Merkel: "Ich hätte nie einen Freund verraten"

Bundeskanzlerin Angela Merkel hat sich zum 20. Jahrestag der Deutschen Einheit an ihr Leben in der ehemaligen DDR erinnert.

Berlin (dts Nachrichtenagentur) - "In der DDR hatte ich immer das Gefühl gehabt, nicht bis an die Grenzen meiner eigenen Leistungsfähigkeit gehen zu können. Mal war der Computer nicht gut genug, mal konnte man nicht reisen, immer war irgendetwas, das als Entschuldigung diente, weil man ja nun mal nicht konnte, wie man wollte.
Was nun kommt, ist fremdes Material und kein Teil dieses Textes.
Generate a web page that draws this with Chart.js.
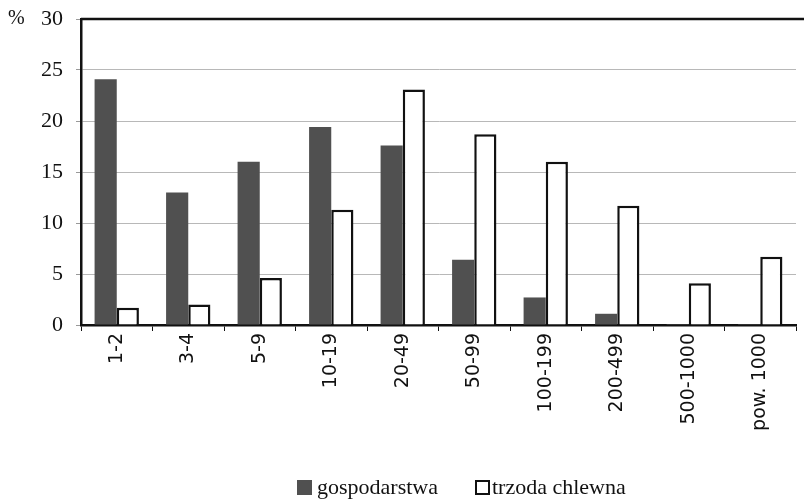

Und nun plötzlich stimmten alle äußeren Umstände, ich habe bis zur Erschöpfung gearbeitet und bin dadurch an meine eigenen Grenzen gestoßen. Da gab es keine Ausreden mehr, und das fand ich damals und finde ich heute noch ein grundsätzlich schönes Gefühl", erklärte Merkel im Interview mit der "Bild am Sonntag". Auf die Frage hin, welchen Preis sie um des lieben Friedens willen mit dem SED-Staat nie gezahlt hätte antwortete Merkel: "Ich hätte nie einen Freund verraten. Ich hätte nie bei der Stasi mitgemacht und andere verpfiffen. Ich habe oft geschwiegen, aber ich habe nur ganz selten etwas gesagt, was ich eigentlich nicht vertreten konnte." Ohne den 9. November 1989 wäre aus der heutigen Bundeskanzlerin wahrscheinlich eine "redliche Wissenschaftlerin mit einem spannenden Leben" geworden, "soweit dies unter den Bedingungen einer Diktatur möglich gewesen wäre", so Merkel. Am Abend des 3. Oktober 1990 habe die Kanzlerin "neben der Freude auch eine gewisse Leere" empfunden.

Für die nächsten 20 Jahre wünsche sich Merkel, "dass sich ein junger Mensch nicht mehr nach Ost oder West definiert, sondern dass wir einfach sagen: Wir sind Thüringer oder Sachsen, so wie Westfalen oder Bayern."